Support work on Windows often sits right at the point where productivity and security meet, which is why technicians need judgment as well as vocabulary. A user may report that an application will not install, a shared file cannot be modified, a network service stopped responding after a firewall rule changed, or a login keeps prompting for extra approval. Each of those may feel like a technical nuisance to the user, but each one may also be evidence that a security control is doing exactly what it was designed to do. The technician’s job is not to remove every barrier automatically. It is to decide whether the barrier reflects healthy protection, a misconfiguration, or a real business need that should be handled in a safer way. That requires understanding why the control exists. When a technician grasps how Windows security features contribute to a stronger endpoint, they are less likely to solve problems by weakening the system and more likely to solve them by preserving protection while restoring legitimate access.
Consider a realistic example of how these layers work together on a normal business laptop. A user receives an email that contains a malicious attachment disguised as something routine, and the first hope is that Defender detects the file before it runs or flags suspicious behavior quickly after it starts. If the file attempts to reach out across the network or expose a service, the firewall may reduce some of those communication paths. If the user is running as a standard user instead of an administrator, the harmful code may have fewer chances to change the system deeply or install itself broadly. If the machine is fully patched, a vulnerability the malware expected to exploit may no longer be available. If the laptop is later stolen during the confusion of the incident, encryption may still protect the stored information from becoming an additional breach. No single control carries the whole story. The outcome improves because several Windows protections each make the attacker’s job harder, each in a different way and at a different stage.

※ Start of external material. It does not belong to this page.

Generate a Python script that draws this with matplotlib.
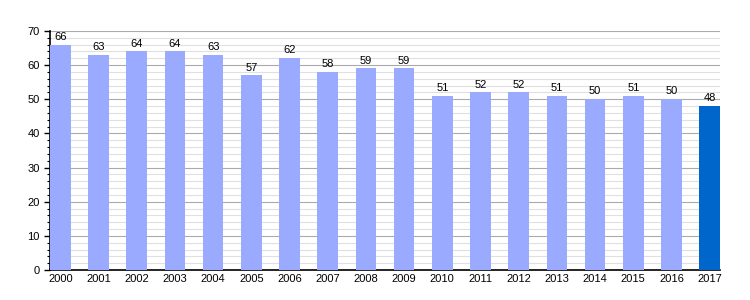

As we close, the most important lesson is that securing Windows is really about building a stronger endpoint through many small, deliberate choices rather than one dramatic tool. Defender helps identify and block harmful activity, firewalls reduce unnecessary network exposure, accounts and permissions limit what users and software can do, local security settings shape daily behavior, patching closes known weaknesses, and encryption protects data when the device itself is no longer under safe control. These protections matter because Windows endpoints are where users work, where data lives, and where ordinary actions can either stay routine or become incidents depending on how well the system is protected. For a new technician, the goal is not to memorize a list of security features and move on. The goal is to understand what each layer is protecting, what weakness it addresses, and why a stronger endpoint comes from combining them rather than relying on any single one of them to carry the burden alone.